Apparently that is what God wanted to hear. A few months later I decided to look again, and instantly I found my grandmother, but I didn't get my hopes up yet it was disconnected the last time I found her number. But it was her!!! She was living in San Antonio! WOW! What kills me is that we lived there for a year and at the time I still was looking. I lived in the same town as my grandma for a year and didn't even know it.
Unfortunately she had no idea where my mother was either she had not heard from her in 2 years. But I was so thankful to have found my Mammaw (as she likes to be called) I was satisfied with that to have some kind of connection. I stopped looking and just thanked God for the gift on finding her. I started to call her every couple weeks and I sent her some pictures of my kids (I was pregnant with number 3 at the time)and she sent me some pictures of my mother that I had not seen before.

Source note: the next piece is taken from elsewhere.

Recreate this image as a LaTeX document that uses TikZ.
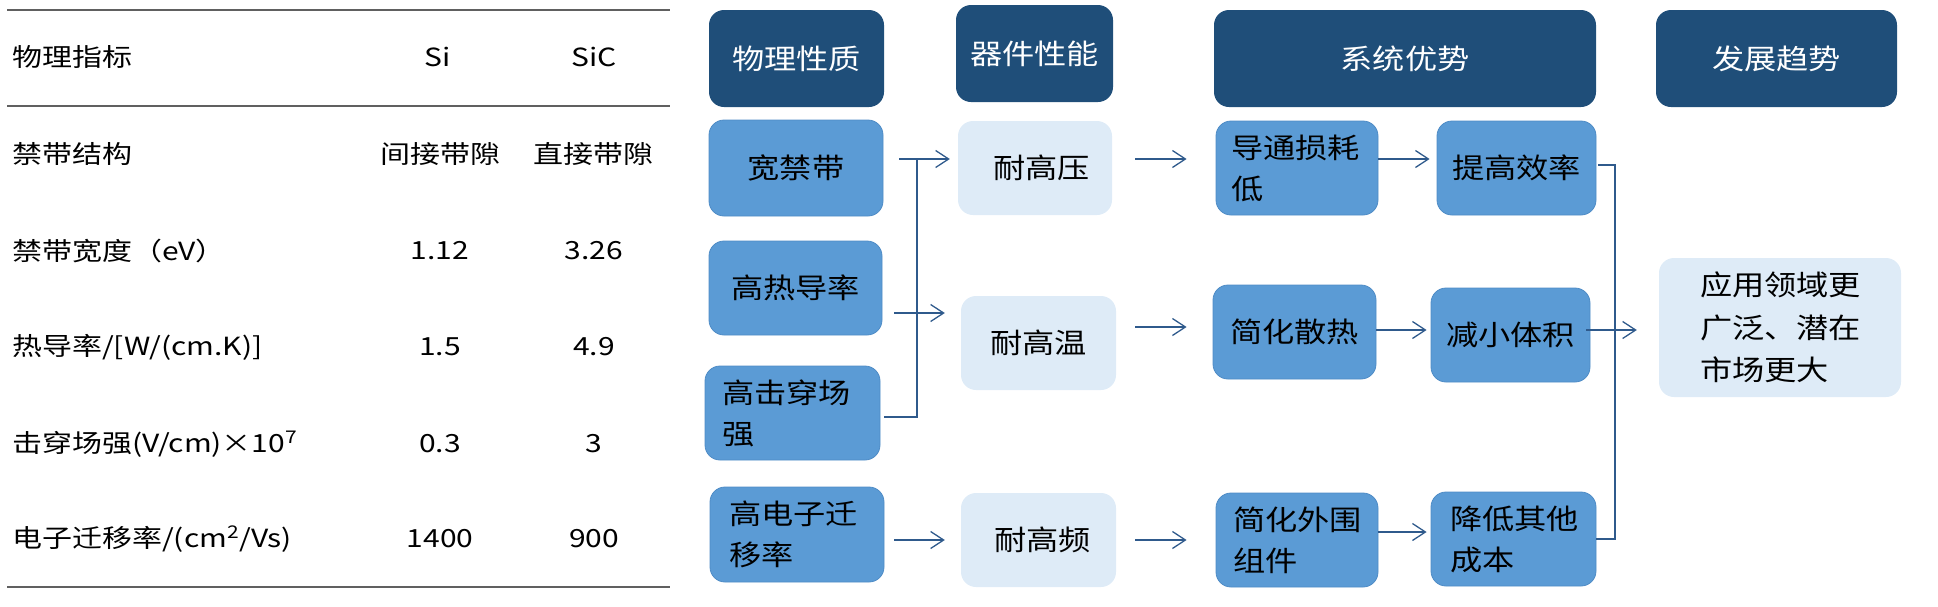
\documentclass[tikz,border=0pt]{standalone}
\usepackage{fontspec}
\setmainfont{Noto Sans CJK SC}[FakeStretch=1.15]
\newfontfamily\tabfont{Noto Sans CJK SC}[FakeStretch=1.2]
\usetikzlibrary{arrows.meta}
\definecolor{hdrc}{HTML}{1F4E79}
\definecolor{midc}{HTML}{5B9BD5}
\definecolor{midb}{HTML}{4F8CC6}
\definecolor{litec}{HTML}{DEEBF7}
\definecolor{linec}{HTML}{2F5A8C}
\definecolor{rulec}{HTML}{606060}
\tikzset{
  boxbase/.style={rounded corners=15pt, inner sep=0pt, font=\fontsize{28}{41}\selectfont, align=center},
  hdr/.style={boxbase, fill=hdrc, text=white},
  midbox/.style={boxbase, fill=midc, draw=midb, line width=0.8pt},
  litebox/.style={boxbase, fill=litec},
  lefttext/.style={align=left, text width=#1},
  conn/.style={draw=linec, line width=1.3pt},
  arr/.style={conn, -{Straight Barb[length=13pt,width=17pt,line width=1.3pt]}},
  tabtxt/.style={font=\tabfont\fontsize{25}{30}\selectfont, inner sep=0pt},
  tabrule/.style={draw=rulec, line width=1.5pt}
}
\begin{document}
\begin{tikzpicture}[x=1pt,y=-1pt]
\useasboundingbox (0,0) rectangle (1938,606);
% ---------------- table ----------------
\draw[tabrule] (7,10) -- (670,10);
\draw[tabrule] (7,106) -- (670,106);
\draw[tabrule] (7,587) -- (670,587);
\node[tabtxt, anchor=west] (r0l) at (12,57) {物理指标};
\node[tabtxt] (r0a) at (438,57) {Si};
\node[tabtxt] (r0b) at (594,57) {SiC};
\node[tabtxt, anchor=west] (r1l) at (12,154) {禁带结构};
\node[tabtxt] (r1a) at (440,154) {间接带隙};
\node[tabtxt] (r1b) at (593,154) {直接带隙};
\node[tabtxt, anchor=west] (r2l) at (12,251) {禁带宽度（eV）};
\node[tabtxt] (r2a) at (440,251) {1.12};
\node[tabtxt] (r2b) at (594,251) {3.26};
\node[tabtxt, anchor=west] (r3l) at (12,347) {热导率/[W/(cm.K)]};
\node[tabtxt] (r3a) at (440,347) {1.5};
\node[tabtxt] (r3b) at (594,347) {4.9};
\node[tabtxt, anchor=west] (r4l) at (12,444) {击穿场强(V/cm)×10\textsuperscript{7}};
\node[tabtxt] (r4a) at (440,444) {0.3};
\node[tabtxt] (r4b) at (594,444) {3};
\node[tabtxt, anchor=west] (r5l) at (12,539) {电子迁移率/(cm\textsuperscript{2}/Vs)};
\node[tabtxt] (r5a) at (440,539) {1400};
\node[tabtxt] (r5b) at (594,539) {900};
% ---------------- headers ----------------
\node[hdr, minimum width=175pt, minimum height=97pt] (h1) at (796.5,58.5) {物理性质};
\node[hdr, minimum width=157pt, minimum height=97pt] (h2) at (1034.5,53.5) {器件性能};
\node[hdr, minimum width=382pt, minimum height=97pt] (h3) at (1405,58.5) {系统优势};
\node[hdr, minimum width=241pt, minimum height=97pt] (h4) at (1776.5,58.5) {发展趋势};
% ---------------- column 1 ----------------
\node[midbox, minimum width=174pt, minimum height=96pt] (w1) at (796,168) {宽禁带};
\node[midbox, minimum width=173pt, minimum height=94pt] (w2) at (795.5,288) {高热导率};
\node[midbox, minimum height=94pt, inner xsep=17pt, lefttext=141pt] (w3) at (792.5,413) {高击穿场\\强};
\node[midbox, minimum height=95pt, inner xsep=19pt, lefttext=136pt] (w4) at (797,534.5) {高电子迁\\移率};
% ---------------- column 2 ----------------
\node[litebox, minimum width=154pt, minimum height=94pt] (n1) at (1035,168) {\hspace{13pt}耐高压};
\node[litebox, minimum width=155pt, minimum height=94pt] (n2) at (1038.5,343) {耐高温};
\node[litebox, minimum width=155pt, minimum height=94pt] (n3) at (1038.5,540) {\hspace{8pt}耐高频};
% ---------------- column 3 ----------------
\node[midbox, minimum height=94pt, inner xsep=15pt, lefttext=132pt] (s1) at (1297,168) {导通损耗\\低};
\node[midbox, minimum width=163pt, minimum height=94pt] (s2) at (1294.5,332) {简化散热};
\node[midbox, minimum height=94pt, inner xsep=17pt, lefttext=128pt] (s3) at (1297,540) {简化外围\\组件};
% ---------------- column 4 ----------------
\node[midbox, minimum width=159pt, minimum height=94pt] (t1) at (1516.5,168) {提高效率};
\node[midbox, minimum width=159pt, minimum height=94pt] (t2) at (1510.5,335) {减小体积};
\node[midbox, minimum height=94pt, inner xsep=19pt, lefttext=127pt] (t3) at (1513.5,539) {降低其他\\成本};
% ---------------- trend ----------------
\node[litebox, minimum height=139pt, inner xsep=41pt, lefttext=160pt, font=\fontsize{28}{42.5}\selectfont] (f) at (1780,327.5) {应用领域更\\广泛、潜在\\市场更大};
% ---------------- connectors ----------------
\coordinate (jt) at (917,159);
\coordinate (jr) at (1615,539);
\draw[arr, shorten <=16pt, shorten >=8pt] ([yshift=9pt]w1.east) -- ([yshift=9pt]n1.west);
\draw[arr, shorten <=12pt, shorten >=16pt] ([yshift=-25pt]w2.east) -- ([yshift=-25pt]w2.east -| n2.west);
\draw[conn, shorten <=4pt] ([yshift=-4pt]w3.east) -| (jt);
\draw[arr, shorten <=10pt, shorten >=16pt] (w4.east |- n3.west) -- (n3.west);
\draw[arr, shorten <=23pt, shorten >=29pt] ([yshift=9pt]n1.east) -- ([yshift=9pt]s1.west);
\draw[arr, shorten <=19pt, shorten >=26pt] ([yshift=5pt]s2.west -| n2.east) -- ([yshift=5pt]s2.west);
\draw[arr, shorten <=19pt, shorten >=29pt] (n3.east) -- (s3.west);
\draw[arr, shorten >=7pt] ([yshift=9pt]s1.east) -- ([yshift=9pt]s1.east -| t1.west);
\draw[arr, shorten >=4pt] ([yshift=2pt]s2.east) -- ([yshift=2pt]s2.east -| t2.west);
\draw[arr, shorten >=4pt] ([yshift=8pt]s3.east) -- ([yshift=8pt]s3.east -| t3.west);
\draw[conn] ([yshift=3pt,xshift=2pt]t1.east) -| (jr) -- (t3.east);
\draw[arr, shorten <=-4pt, shorten >=22pt] ([yshift=5pt]t2.east) -- ([yshift=5pt]t2.east -| f.west);
\end{tikzpicture}
\end{document}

Well the army called again for us to move AGAIN! this time to Ft Campbell. I was hopping to have at least one of my kids born in Texas but oh well. So off we move to Tennessee. I still kept in touch with my Mammaw and made sure to give her our new number when we got there just in case she heard from my mother.
In January (before my baby was due in February) the phone rang.
I answered: "Hello"
voice : "Cheri is that you?" (she was crying)
it took me a minute to realize who it was
I answered : "yes, is this....?"
My mind was racing, I couldn't even think what to call her or what to say.
she said : "Its your momma, baby"
at that point we both started crying!
We talked for a while before I had to pick up my kids from school. I was in shock I couldn't the years of searching were over! After I hung up from her I called my parents, my sister, and everyone else who would want to know because they all knew my story. We were all so excited!
It will be 2 years in January since I first reconnected with my mother. I have been to see her several times. I have had a chance to meet my little sister and brother. Come to find out my brother is also in the army! I guess it is in my blood.
I am so thankful for this chance to get to know the family I never had a chance to know. But as I get to know them more I am also unbelievably thankful for the fact that God spared me from so much by allowing me to be raised the way I was. It amazes me to look back on my life and see what all God has given me even though I don't deserve it.